READMEs remain the front door of virtually every open-source project on GitHub. They're the first thing a potential contributor reads, the first place a hiring manager looks, and often the only onboarding document a small project has. When they're wrong, trust erodes quickly.
The problem compounds in teams. One engineer updates a CLI flag. Another changes the default port. A third swaps out a dependency. Nobody updates the README because nobody considers it 'their job.' README Clew aims to make that drift visible before it becomes a support ticket — or worse, a silently abandoned project.
A Growing Ecosystem of 'Doc Hygiene' Tools
README Clew joins a growing category of developer tools focused on what might be called 'documentation hygiene.' Projects like Mintlify, Swimm, and readme.so have all tackled different facets of the documentation problem, from auto-generating docs to keeping them synced with codebases.

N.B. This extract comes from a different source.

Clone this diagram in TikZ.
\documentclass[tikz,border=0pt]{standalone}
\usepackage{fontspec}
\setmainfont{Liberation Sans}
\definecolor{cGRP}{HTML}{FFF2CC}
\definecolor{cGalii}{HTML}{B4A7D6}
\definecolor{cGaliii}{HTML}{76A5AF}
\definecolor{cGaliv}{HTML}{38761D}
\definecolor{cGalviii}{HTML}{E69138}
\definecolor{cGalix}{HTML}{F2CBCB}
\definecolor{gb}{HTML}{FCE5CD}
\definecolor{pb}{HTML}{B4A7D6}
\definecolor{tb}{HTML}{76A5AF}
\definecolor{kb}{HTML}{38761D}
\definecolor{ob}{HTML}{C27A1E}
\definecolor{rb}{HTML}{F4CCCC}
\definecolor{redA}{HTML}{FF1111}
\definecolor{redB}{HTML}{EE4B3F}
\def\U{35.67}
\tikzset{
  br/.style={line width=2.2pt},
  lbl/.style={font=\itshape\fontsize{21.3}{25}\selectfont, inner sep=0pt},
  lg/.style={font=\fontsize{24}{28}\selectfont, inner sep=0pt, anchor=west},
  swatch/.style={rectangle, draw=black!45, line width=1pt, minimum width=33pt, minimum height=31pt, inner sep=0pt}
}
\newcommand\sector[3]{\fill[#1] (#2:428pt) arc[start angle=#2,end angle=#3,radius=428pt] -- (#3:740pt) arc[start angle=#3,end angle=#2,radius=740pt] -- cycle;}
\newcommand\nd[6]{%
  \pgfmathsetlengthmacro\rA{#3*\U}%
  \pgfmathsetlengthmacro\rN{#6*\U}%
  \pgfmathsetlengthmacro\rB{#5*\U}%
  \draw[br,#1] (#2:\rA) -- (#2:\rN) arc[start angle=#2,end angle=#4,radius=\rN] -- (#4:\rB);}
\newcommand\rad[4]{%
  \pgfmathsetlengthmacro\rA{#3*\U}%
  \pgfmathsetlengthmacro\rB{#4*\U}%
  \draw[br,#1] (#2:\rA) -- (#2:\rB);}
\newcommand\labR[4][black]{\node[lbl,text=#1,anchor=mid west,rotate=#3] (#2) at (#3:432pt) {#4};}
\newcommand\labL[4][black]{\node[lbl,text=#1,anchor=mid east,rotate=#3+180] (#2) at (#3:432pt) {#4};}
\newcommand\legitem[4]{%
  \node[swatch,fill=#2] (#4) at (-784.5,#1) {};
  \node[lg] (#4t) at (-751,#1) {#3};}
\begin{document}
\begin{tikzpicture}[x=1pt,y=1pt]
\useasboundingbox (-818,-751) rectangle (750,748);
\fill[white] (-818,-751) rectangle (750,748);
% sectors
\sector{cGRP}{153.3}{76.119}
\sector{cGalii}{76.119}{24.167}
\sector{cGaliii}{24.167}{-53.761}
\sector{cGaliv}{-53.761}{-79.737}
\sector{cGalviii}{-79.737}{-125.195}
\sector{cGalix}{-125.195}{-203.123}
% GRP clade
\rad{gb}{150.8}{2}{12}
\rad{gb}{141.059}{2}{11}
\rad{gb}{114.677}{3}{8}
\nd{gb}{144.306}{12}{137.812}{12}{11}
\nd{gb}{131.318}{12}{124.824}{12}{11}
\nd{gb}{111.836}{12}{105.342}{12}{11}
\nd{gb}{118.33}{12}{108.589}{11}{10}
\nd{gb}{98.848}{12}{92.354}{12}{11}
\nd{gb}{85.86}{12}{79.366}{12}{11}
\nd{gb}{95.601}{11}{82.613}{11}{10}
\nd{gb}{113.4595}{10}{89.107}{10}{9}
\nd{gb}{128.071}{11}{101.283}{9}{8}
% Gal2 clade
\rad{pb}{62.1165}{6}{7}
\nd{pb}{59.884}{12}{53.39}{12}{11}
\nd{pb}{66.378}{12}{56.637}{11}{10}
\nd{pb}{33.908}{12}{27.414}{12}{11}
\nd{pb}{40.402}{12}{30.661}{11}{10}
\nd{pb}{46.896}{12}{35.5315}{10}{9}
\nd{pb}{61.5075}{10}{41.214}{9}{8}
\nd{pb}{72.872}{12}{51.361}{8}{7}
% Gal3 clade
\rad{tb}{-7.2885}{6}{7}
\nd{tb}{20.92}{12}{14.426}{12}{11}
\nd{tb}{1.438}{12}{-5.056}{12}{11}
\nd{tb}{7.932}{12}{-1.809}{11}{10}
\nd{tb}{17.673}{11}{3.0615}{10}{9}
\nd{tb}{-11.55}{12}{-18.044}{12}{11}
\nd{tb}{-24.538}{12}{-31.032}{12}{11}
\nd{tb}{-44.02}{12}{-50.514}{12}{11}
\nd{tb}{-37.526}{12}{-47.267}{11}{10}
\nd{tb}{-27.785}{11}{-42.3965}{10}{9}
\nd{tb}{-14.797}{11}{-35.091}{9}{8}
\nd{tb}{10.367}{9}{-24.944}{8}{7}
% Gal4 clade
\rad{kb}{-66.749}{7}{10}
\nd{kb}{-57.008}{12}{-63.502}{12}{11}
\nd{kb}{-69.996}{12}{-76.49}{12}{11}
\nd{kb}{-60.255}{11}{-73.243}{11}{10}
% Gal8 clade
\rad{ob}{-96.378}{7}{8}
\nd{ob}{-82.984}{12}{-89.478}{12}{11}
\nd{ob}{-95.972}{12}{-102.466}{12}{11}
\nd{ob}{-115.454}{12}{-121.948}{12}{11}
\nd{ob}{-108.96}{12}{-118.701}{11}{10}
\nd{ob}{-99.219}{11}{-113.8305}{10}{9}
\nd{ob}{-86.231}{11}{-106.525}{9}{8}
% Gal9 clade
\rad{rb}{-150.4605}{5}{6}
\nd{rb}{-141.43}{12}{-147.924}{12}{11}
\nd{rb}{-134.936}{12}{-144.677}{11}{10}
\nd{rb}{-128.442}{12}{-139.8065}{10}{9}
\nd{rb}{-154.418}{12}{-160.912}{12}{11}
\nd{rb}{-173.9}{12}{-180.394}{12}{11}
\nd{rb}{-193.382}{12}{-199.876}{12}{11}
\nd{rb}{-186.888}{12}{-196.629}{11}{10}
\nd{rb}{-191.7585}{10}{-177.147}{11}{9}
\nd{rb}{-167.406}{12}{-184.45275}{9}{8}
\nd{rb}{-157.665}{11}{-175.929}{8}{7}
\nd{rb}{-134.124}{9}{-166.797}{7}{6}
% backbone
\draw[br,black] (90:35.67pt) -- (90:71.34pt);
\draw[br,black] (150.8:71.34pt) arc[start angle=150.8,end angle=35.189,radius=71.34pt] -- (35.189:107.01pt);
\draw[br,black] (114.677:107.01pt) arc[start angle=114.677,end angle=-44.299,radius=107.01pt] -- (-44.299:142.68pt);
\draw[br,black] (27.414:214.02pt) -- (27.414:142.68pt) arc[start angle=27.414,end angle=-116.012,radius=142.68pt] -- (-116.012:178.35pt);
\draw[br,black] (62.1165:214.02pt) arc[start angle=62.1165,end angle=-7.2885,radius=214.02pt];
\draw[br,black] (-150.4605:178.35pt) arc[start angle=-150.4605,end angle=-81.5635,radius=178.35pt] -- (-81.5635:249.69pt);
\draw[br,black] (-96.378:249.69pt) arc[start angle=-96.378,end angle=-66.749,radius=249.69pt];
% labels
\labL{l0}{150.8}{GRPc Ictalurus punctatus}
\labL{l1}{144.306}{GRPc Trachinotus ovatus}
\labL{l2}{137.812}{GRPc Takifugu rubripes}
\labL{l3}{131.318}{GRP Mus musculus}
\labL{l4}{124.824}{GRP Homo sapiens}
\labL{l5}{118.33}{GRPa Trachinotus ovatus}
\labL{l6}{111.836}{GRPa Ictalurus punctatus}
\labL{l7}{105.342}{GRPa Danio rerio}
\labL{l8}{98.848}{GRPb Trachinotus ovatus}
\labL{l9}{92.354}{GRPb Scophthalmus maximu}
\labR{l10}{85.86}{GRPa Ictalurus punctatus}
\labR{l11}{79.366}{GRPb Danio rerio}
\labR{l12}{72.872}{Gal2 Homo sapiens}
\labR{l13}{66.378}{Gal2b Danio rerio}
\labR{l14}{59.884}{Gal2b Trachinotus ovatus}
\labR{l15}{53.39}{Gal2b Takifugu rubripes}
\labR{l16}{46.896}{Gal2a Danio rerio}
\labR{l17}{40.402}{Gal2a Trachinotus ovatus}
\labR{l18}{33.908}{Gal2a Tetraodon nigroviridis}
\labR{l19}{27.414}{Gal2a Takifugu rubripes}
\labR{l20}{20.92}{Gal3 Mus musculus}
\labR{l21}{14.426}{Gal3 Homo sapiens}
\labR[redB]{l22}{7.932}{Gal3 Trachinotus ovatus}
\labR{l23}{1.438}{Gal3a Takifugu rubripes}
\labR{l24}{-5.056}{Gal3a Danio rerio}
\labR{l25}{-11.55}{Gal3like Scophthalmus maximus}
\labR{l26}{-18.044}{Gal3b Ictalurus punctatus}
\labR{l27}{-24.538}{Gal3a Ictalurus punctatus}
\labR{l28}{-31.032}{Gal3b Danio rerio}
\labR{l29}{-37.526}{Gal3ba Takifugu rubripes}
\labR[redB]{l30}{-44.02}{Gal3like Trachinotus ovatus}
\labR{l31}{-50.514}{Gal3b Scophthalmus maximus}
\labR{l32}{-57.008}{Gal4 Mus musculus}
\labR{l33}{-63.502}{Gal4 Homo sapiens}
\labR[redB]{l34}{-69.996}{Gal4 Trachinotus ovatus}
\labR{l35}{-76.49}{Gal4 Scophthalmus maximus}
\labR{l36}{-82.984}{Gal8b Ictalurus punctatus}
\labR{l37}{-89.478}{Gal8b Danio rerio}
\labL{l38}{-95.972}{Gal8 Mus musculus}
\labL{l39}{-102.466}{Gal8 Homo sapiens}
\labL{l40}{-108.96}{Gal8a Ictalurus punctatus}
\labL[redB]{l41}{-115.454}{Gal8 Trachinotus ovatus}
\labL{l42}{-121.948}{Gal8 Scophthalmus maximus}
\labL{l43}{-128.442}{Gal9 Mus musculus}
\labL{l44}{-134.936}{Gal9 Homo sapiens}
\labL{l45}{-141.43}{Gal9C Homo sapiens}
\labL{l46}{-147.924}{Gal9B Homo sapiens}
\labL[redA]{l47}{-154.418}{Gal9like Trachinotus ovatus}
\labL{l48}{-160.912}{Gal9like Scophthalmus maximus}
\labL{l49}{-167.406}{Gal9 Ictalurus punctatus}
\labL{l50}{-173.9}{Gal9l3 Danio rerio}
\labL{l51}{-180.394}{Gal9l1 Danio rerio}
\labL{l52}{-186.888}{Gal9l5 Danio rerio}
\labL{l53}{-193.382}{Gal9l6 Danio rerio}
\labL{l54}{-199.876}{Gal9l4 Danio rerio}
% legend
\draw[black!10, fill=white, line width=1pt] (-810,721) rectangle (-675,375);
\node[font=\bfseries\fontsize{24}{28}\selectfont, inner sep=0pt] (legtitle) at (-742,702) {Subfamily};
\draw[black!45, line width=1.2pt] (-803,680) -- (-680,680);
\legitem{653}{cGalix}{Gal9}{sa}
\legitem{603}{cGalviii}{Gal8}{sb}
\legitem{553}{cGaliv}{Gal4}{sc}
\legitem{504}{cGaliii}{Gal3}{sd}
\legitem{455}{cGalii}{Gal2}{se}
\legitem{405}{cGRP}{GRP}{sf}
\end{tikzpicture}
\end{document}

What sets README Clew apart is its narrow, opinionated focus: it doesn't try to write your README for you. It simply tells you where your existing README has drifted from reality. That specificity — auditing rather than generating — could make it a natural fit for CI/CD pipelines, where a quick check on every pull request could catch documentation drift before it ships.
What to Watch
The tool is still early-stage, born from a weekend hackathon. Key questions remain: How deep does the audit go? Can it catch semantic mismatches beyond command names? Will it integrate with GitHub Actions or other CI platforms?
But the core insight is sound. In an era where AI agents can rewrite a codebase overnight, keeping human-readable documentation in sync is no longer a nice-to-have — it's a reliability concern. README Clew is a small but sharp tool aimed at a problem that's only getting worse.
For developers tired of discovering their own docs are lying to their users, it might be exactly the nudge they need.